There is evidence that the hard market in catastrophe bonds and insurance-linked securities (ILS) may be coming to an end, as data suggests that softening may finally have begun and could continue if 2021 remains loss free, according to consultancy Lane Financial LLC.
ILS focused consultancy Lane Financial LLC has been documenting what it now sees as one of the longest hard markets in the history of catastrophe bonds and ILS.
There was some evidence that the hard market was reaching a peak last year, as catastrophe bond and ILS rates had been rising persistently, aside from seasonal blips, but then there was a third-quarter 2020 retreat that we reported on last October, which was much more significant than seen in most recent years.
This was followed by catastrophe bond and insurance-linked security (ILS) rates-on-line remaining flat through the fourth-quarter of 2020, according to Lane Financial’s synthetic rate-on-line Index.
As we documented in our recent report on first-quarter 2021 catastrophe bond issuance, falling prices of new issuance was a sign of strong demand from investors and a softening rate environment.
Lane Financial’s latest Index data seems to confirm this assumption, with ILS rates-on-line tumbling by another -2.4% during the first-quarter of 2021.
Lane Financial’s synthetic rate-on-line Index makes use of data from catastrophe bond, insurance-linked security (ILS) and industry-loss warranty (ILW) markets, offering an approximation of premiums being paid (or rate-on-line) for ILS and cat bond backed reinsurance or retrocession. It is considered one of the ILS sector bellwether benchmarks.
Commenting on market conditions, the consultancy wrote in its latest report, “The Hard market is one of the longest on record. After a head fake in 2017, the market hardened through most of 20018, 19 and 20.

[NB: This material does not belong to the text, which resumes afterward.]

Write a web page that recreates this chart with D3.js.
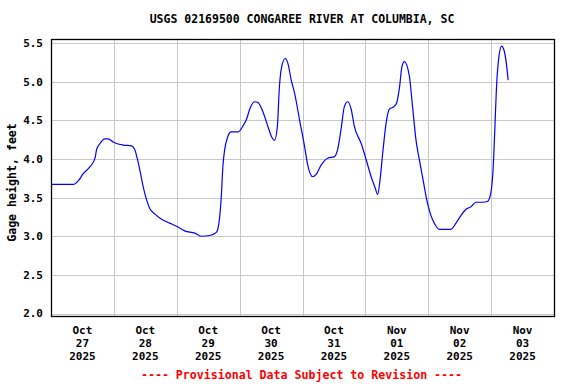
<!DOCTYPE html>
<html>
<head>
    <title>USGS 02169500 Gage Height</title>
    <script src="https://d3js.org/d3.v7.min.js"></script>
    <style>
        body {
            margin: 0;
            background: #fff;
        }
        svg text {
            font-family: "DejaVu Sans Mono", "Liberation Mono", monospace;
            font-weight: bold;
        }
        .grid line {
            stroke: #c8c8c8;
            stroke-width: 1px;
        }
        .frame {
            fill: none;
            stroke: #000;
            stroke-width: 1.3px;
        }
        .gage {
            fill: none;
            stroke: #0000ff;
            stroke-width: 1.2px;
        }
    </style>
</head>
<body>
    <div id="chart"></div>
    <script>
        // hours since 2025-10-27 00:00
        const hours = [
            0, 8.5, 10.5, 12.3, 14.9, 16.8, 17.4, 18.7, 20.6, 21.8, 23.7, 25.0, 27.5,
            30.7, 32.0, 32.9, 33.9, 35.2, 36.5, 37.7, 39.6, 42.2, 45.3, 48.5, 51.0,
            54.9, 57.4, 60.6, 63.1, 64.1, 65.0, 65.6, 66.3, 67.5, 68.8, 71.4, 73.3,
            74.6, 75.8, 77.7, 79.0, 80.9, 82.8, 84.3, 85.3, 86.4, 87.2, 88.1, 89.4,
            90.4, 91.7, 93.0, 94.9, 96.8, 98.0, 99.9, 101.2, 103.1, 105.6, 108.2,
            109.4, 110.7, 112.0, 113.3, 114.6, 115.8, 118.4, 120.3, 122.2, 123.8,
            124.7, 125.6, 126.6, 127.9, 129.1, 131.0, 131.9, 133.0, 134.0, 134.9,
            136.8, 138.0, 139.3, 140.6, 141.8, 143.7, 145.0, 146.3, 148.2, 152.6,
            154.6, 156.5, 158.4, 160.3, 162.2, 164.7, 166.6, 167.9, 168.8, 169.5,
            170.0, 171.0, 172.0, 172.9, 173.8, 174.5
        ];
        // gage height, feet
        const gage = [
            3.67, 3.67, 3.72, 3.81, 3.90, 4.01, 4.12, 4.20, 4.26, 4.26, 4.22, 4.20, 4.18,
            4.17, 4.12, 4.01, 3.86, 3.64, 3.47, 3.36, 3.29, 3.22, 3.17, 3.12, 3.07,
            3.04, 3.00, 3.01, 3.05, 3.17, 3.51, 3.90, 4.12, 4.29, 4.35, 4.35, 4.43,
            4.51, 4.64, 4.74, 4.73, 4.61, 4.42, 4.28, 4.24, 4.42, 4.94, 5.20, 5.30,
            5.24, 5.02, 4.85, 4.50, 4.16, 3.92, 3.77, 3.80, 3.92, 4.01, 4.03,
            4.12, 4.38, 4.68, 4.74, 4.64, 4.42, 4.20, 3.99, 3.77, 3.62,
            3.54, 3.73, 4.07, 4.46, 4.64, 4.68, 4.72, 4.92, 5.20, 5.26,
            5.07, 4.68, 4.25, 3.99, 3.77, 3.43, 3.27, 3.17, 3.09, 3.09,
            3.17, 3.27, 3.35, 3.38, 3.44, 3.44, 3.45, 3.56, 3.90, 4.46,
            4.89, 5.33, 5.46, 5.41, 5.24, 5.02
        ];
        const yTicks = [2.0, 2.5, 3.0, 3.5, 4.0, 4.5, 5.0, 5.5];
        const dayLabels = [
            ['Oct', '27', '2025'], ['Oct', '28', '2025'], ['Oct', '29', '2025'],
            ['Oct', '30', '2025'], ['Oct', '31', '2025'], ['Nov', '01', '2025'],
            ['Nov', '02', '2025'], ['Nov', '03', '2025']
        ];

        const width = 576;
        const height = 384;
        const plot = { left: 51, right: 554, top: 39, bottom: 316 };

        const start = Date.UTC(2025, 9, 27);
        const dayMs = 24 * 3600 * 1000;
        const data = hours.map((h, i) => ({ t: new Date(start + h * 3600 * 1000), v: gage[i] }));

        const x = d3.scaleUtc()
            .domain([new Date(start), new Date(start + 8 * dayMs)])
            .range([plot.left, plot.right]);

        const y = d3.scaleLinear()
            .domain([1.968, 5.552])
            .range([plot.bottom, plot.top]);

        const svg = d3.select('#chart')
            .append('svg')
            .attr('width', width)
            .attr('height', height);

        // grid
        const grid = svg.append('g').attr('class', 'grid');
        grid.selectAll('.h')
            .data(yTicks)
            .join('line')
            .attr('class', 'h')
            .attr('x1', plot.left)
            .attr('x2', plot.right)
            .attr('y1', d => Math.round(y(d)) + 0.5)
            .attr('y2', d => Math.round(y(d)) + 0.5);

        const midnights = d3.range(1, 8).map(i => new Date(start + i * dayMs));
        grid.selectAll('.v')
            .data(midnights)
            .join('line')
            .attr('class', 'v')
            .attr('x1', d => Math.round(x(d)) + 0.5)
            .attr('x2', d => Math.round(x(d)) + 0.5)
            .attr('y1', plot.top)
            .attr('y2', plot.bottom);

        // data line
        const line = d3.line()
            .x(d => x(d.t))
            .y(d => y(d.v))
            .curve(d3.curveMonotoneX);

        svg.append('path')
            .datum(data)
            .attr('class', 'gage')
            .attr('d', line);

        // frame
        svg.append('rect')
            .attr('class', 'frame')
            .attr('x', plot.left + 0.5)
            .attr('y', plot.top + 0.5)
            .attr('width', plot.right - plot.left)
            .attr('height', plot.bottom - plot.top);

        // y tick labels
        svg.append('g')
            .selectAll('text')
            .data(yTicks)
            .join('text')
            .attr('x', 43)
            .attr('y', d => y(d))
            .attr('dy', '0.36em')
            .attr('text-anchor', 'end')
            .style('font-size', '11px')
            .text(d => d.toFixed(1));

        // x labels at noon of each day
        const xl = svg.append('g')
            .selectAll('text')
            .data(dayLabels)
            .join('text')
            .attr('text-anchor', 'middle')
            .style('font-size', '11px')
            .attr('transform', (d, i) => `translate(${x(new Date(start + (i + 0.5) * dayMs))},0)`);
        xl.selectAll('tspan')
            .data(d => d)
            .join('tspan')
            .attr('x', 0)
            .attr('y', (d, i) => 334 + i * 13)
            .text(d => d);

        // title
        svg.append('text')
            .attr('x', 302)
            .attr('y', 23)
            .attr('text-anchor', 'middle')
            .style('font-size', '11.5px')
            .text('USGS 02169500 CONGAREE RIVER AT COLUMBIA, SC');

        // y axis title
        svg.append('text')
            .attr('transform', 'translate(16,182.5) rotate(-90)')
            .attr('text-anchor', 'middle')
            .style('font-size', '11.6px')
            .text('Gage height, feet');

        // provisional note
        svg.append('text')
            .attr('x', 301.5)
            .attr('y', 379)
            .attr('text-anchor', 'middle')
            .attr('fill', '#ff0000')
            .style('font-size', '11.6px')
            .text('---- Provisional Data Subject to Revision ----');
    </script>
</body>
</html>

“Now there is evidence that it might finally be softening. If, that is, 2021 stays loss free. That is evident from the closing gap between par outstanding and the marked-to-market value of ILS. It is also indicated by the tick down in our Synthetic Rate-on-Line index.”
We will need to see how mid-year reinsurance renewals go and whether multiples of new catastrophe bonds issued gain a little as we move through the second-quarter, towards and beyond that timing.
First-quarter issuance of new catastrophe bonds has been seen to be at a lower average multiple than in 2020, suggesting perhaps a softening.
But the specific type of deals issued can drive this at the start of the year, so it will be telling how the average cat bond multiple at market, as well as catastrophe bond issuance spreads, evolve over the next couple of months that could be key to defining whether the market is indeed softening slightly, or just reacting to high-levels of demand for issuance that may tail off after the renewals.
However, after a period of consistent firming of cat bond and ILS rates, some softening could occur but still leaving rates-on-line above levels seen in previous, far softer years.
So it will be interesting to see how seasonality, in secondary market pricing, and the issuance pipeline affects the Index through the rest of this year.
A softening may not be a bad thing, keeping cat bond rates very competitive compared to traditional reinsurance. However ILS fund managers will be keen not to see rates softening to the degree experienced in previous soft years, as the majority felt rates had slid too far in the past and that the recovery of the last few years was largely warranted.